Dear Kneels Feels: Your concern is admirable. Your concern, however, will also be questioned, deeply and thoroughly, since it seems heavily weighted upon you having a lot to gain and not a lot to lose from taking this to the authorities. While I don’t know the circumstances behind your breakup, it’s at times like this that I turn to Slick Rick, who famously said, “I didn’t make the laws, but they make sense to my ass.” Then he got himself incarcerated, but that’s neither here nor there.

The issues here center around a few things. First, your ex’s decision to forgive her current partner.

She may know a lot more than she’s told you.

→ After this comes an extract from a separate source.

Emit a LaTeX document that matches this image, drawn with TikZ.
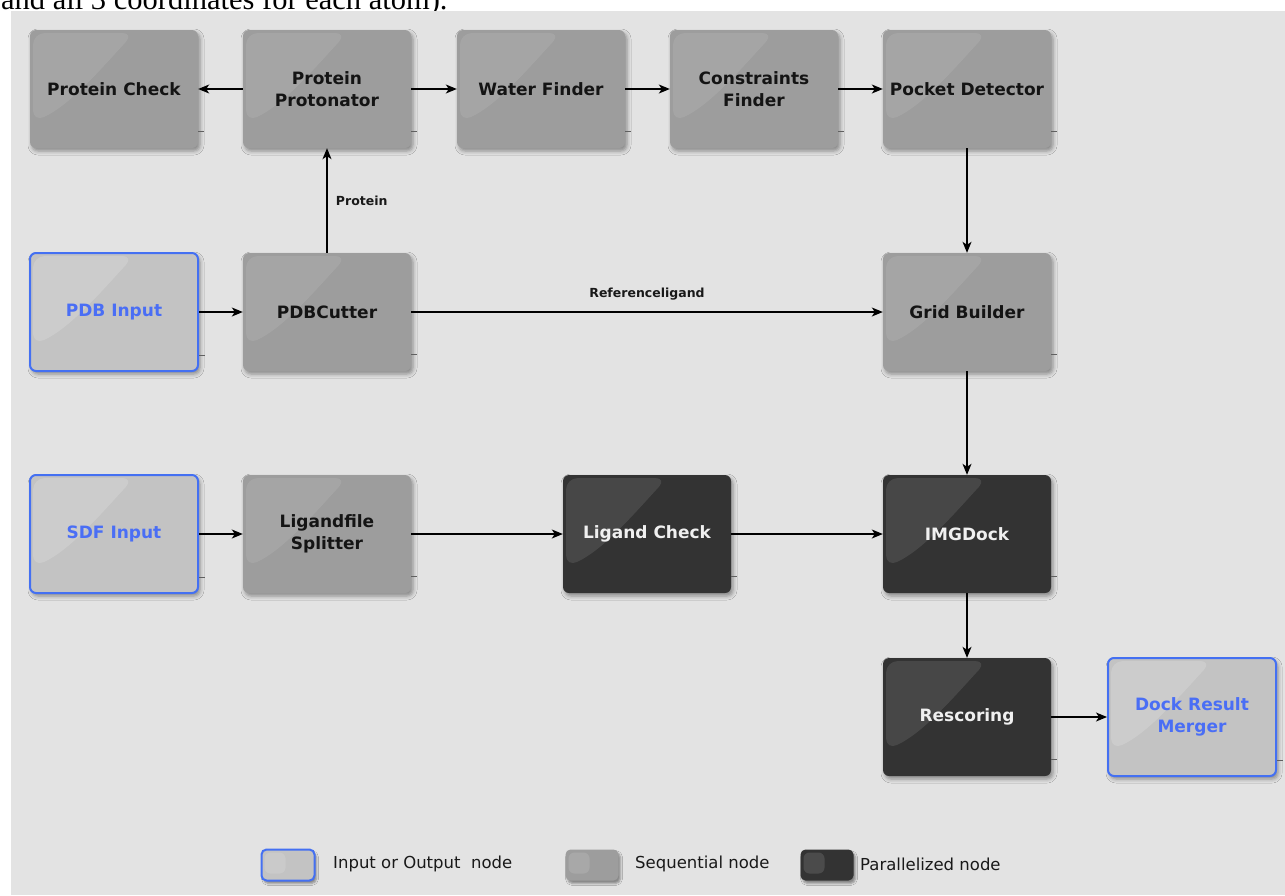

She also may be telling you what she’s telling you because she knows how well it will play to the room.

If her current boyfriend did drug and rape her, while the long arm of the law should lash him to the fullest extent, her decision to forgive him very much plays against this being possible.

Meaning if she chooses not to back your play, you’re knee-deep in a very heavy lift.

Your best bet? Realize that being a good friend may be at variance with being a good ex, and know that you’re the latter, not the former. If she changes her mind, it would be good to be there for her. But for now? It’s none of your business. And I think the People of Florida would likely concur.

Erectionally Inconsistent

EUGENE, SIR: I’m 46; my lover is 47. If we spend 30 minutes having penetrative sex, his penis is fully hard only about 80 percent of the time. Is its ebb and flow connected to his level of sexual interest? — Is It Me?

Dear 100 or Bust!: It could really be anything, but since most men will cop to nothing you’re left guessing. His legs could hurt; he’s started to think about work stuff; he’s broke; he’s wondering what you want and/or if he’s any good; he’s wondering if he’s got cancer, or if you’re pregnant, or if it’s true that between Social Security and his 401(k) he still should have backed those up with a Roth IRA.

When not blinded by the hormones and excitement of youth, sex can be interrupted by just about anything. Including confusion about why Elon Musk is tweeting you every day.

So, it’s not you (maybe). It’s him (possibly). And inevitable existential issues connected to life on this graying, granite planet. See? Aren’t you glad you asked?